[begin Records shown]

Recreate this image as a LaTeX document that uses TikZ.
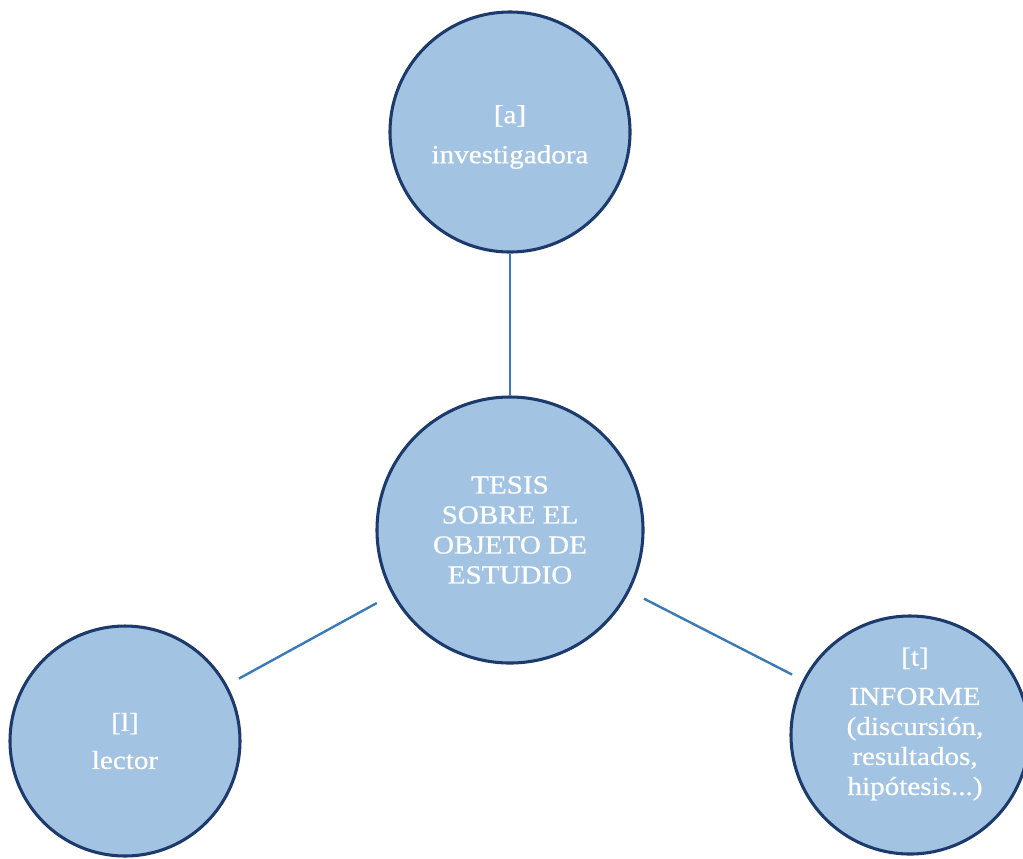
\documentclass[tikz,border=0pt]{standalone}
\usepackage{fontspec}
\setmainfont{Liberation Serif}[FakeStretch=1.12, FakeBold=0.6]
\definecolor{bubblefill}{RGB}{163,195,227}
\definecolor{bubbleedge}{RGB}{28,58,108}
\definecolor{linkblue}{RGB}{58,122,182}
\tikzset{
  bubble/.style={circle, draw=bubbleedge, line width=2.3pt, fill=bubblefill, inner sep=0pt},
  bubbletext/.style={text=white, align=center, inner sep=0pt,
    font=\fontsize{19.5}{22.5}\selectfont},
  conn/.style={draw=linkblue, line width=1.8pt}
}
\begin{document}
\begin{tikzpicture}[x=0.75pt, y=-0.75pt]
  \useasboundingbox (0,0) rectangle (1023,858);
  % circles
  \node[bubble, minimum size=180pt]   (inv) at (510,132) {};
  \node[bubble, minimum size=199.5pt] (tes) at (510,530) {};
  \node[bubble, minimum size=172.5pt] (lec) at (125,741) {};
  \node[bubble, minimum size=178.5pt] (inf) at (910,735) {};
  % connectors
  \draw[conn] (inv) -- (tes);
  \draw[conn, shorten <=13pt, shorten >=10pt] (tes) -- (lec);
  \draw[conn, shorten <=12pt, shorten >=9pt] (tes) -- (inf);
  % labels
  \node[bubbletext] (invT) at (510,137) {[a]\\[7.5pt]investigadora};
  \node[bubbletext] (tesT) at (510,530) {TESIS\\SOBRE EL\\OBJETO DE\\ESTUDIO};
  \node[bubbletext] (lecT) at (125,741) {[l]\\[6pt]lector};
  \node[bubbletext] (infT) at (915,724) {[t]\\[7pt]INFORME\\(discursión,\\resultados,\\hipótesis...)};
\end{tikzpicture}
\end{document}
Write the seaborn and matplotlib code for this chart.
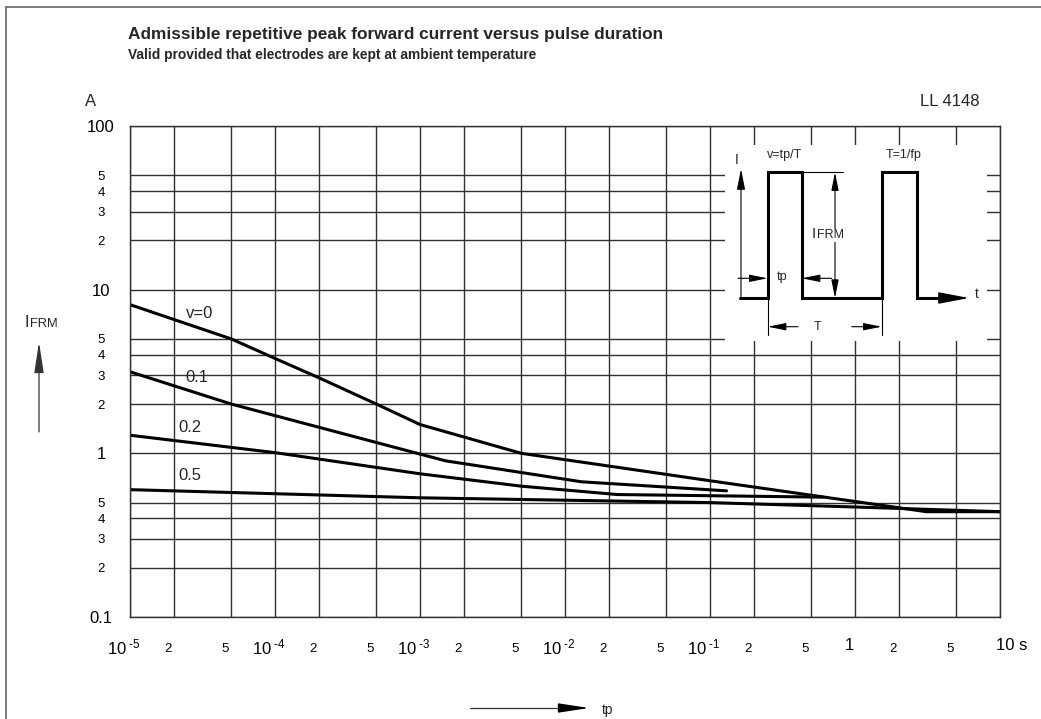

[end Records shown]

__Work instructions__: Repeat the preceding records precisely, and leave every picture out of the copy.

__Result__:
Recreate this image as a LaTeX document that uses TikZ.
\documentclass[tikz,border=0pt]{standalone}
\usepackage{fontspec}
\setmainfont{Liberation Serif}[FakeStretch=1.12, FakeBold=0.6]
\definecolor{bubblefill}{RGB}{163,195,227}
\definecolor{bubbleedge}{RGB}{28,58,108}
\definecolor{linkblue}{RGB}{58,122,182}
\tikzset{
  bubble/.style={circle, draw=bubbleedge, line width=2.3pt, fill=bubblefill, inner sep=0pt},
  bubbletext/.style={text=white, align=center, inner sep=0pt,
    font=\fontsize{19.5}{22.5}\selectfont},
  conn/.style={draw=linkblue, line width=1.8pt}
}
\begin{document}
\begin{tikzpicture}[x=0.75pt, y=-0.75pt]
  \useasboundingbox (0,0) rectangle (1023,858);
  % circles
  \node[bubble, minimum size=180pt]   (inv) at (510,132) {};
  \node[bubble, minimum size=199.5pt] (tes) at (510,530) {};
  \node[bubble, minimum size=172.5pt] (lec) at (125,741) {};
  \node[bubble, minimum size=178.5pt] (inf) at (910,735) {};
  % connectors
  \draw[conn] (inv) -- (tes);
  \draw[conn, shorten <=13pt, shorten >=10pt] (tes) -- (lec);
  \draw[conn, shorten <=12pt, shorten >=9pt] (tes) -- (inf);
  % labels
  \node[bubbletext] (invT) at (510,137) {[a]\\[7.5pt]investigadora};
  \node[bubbletext] (tesT) at (510,530) {TESIS\\SOBRE EL\\OBJETO DE\\ESTUDIO};
  \node[bubbletext] (lecT) at (125,741) {[l]\\[6pt]lector};
  \node[bubbletext] (infT) at (915,724) {[t]\\[7pt]INFORME\\(discursión,\\resultados,\\hipótesis...)};
\end{tikzpicture}
\end{document}
Write the seaborn and matplotlib code for this chart.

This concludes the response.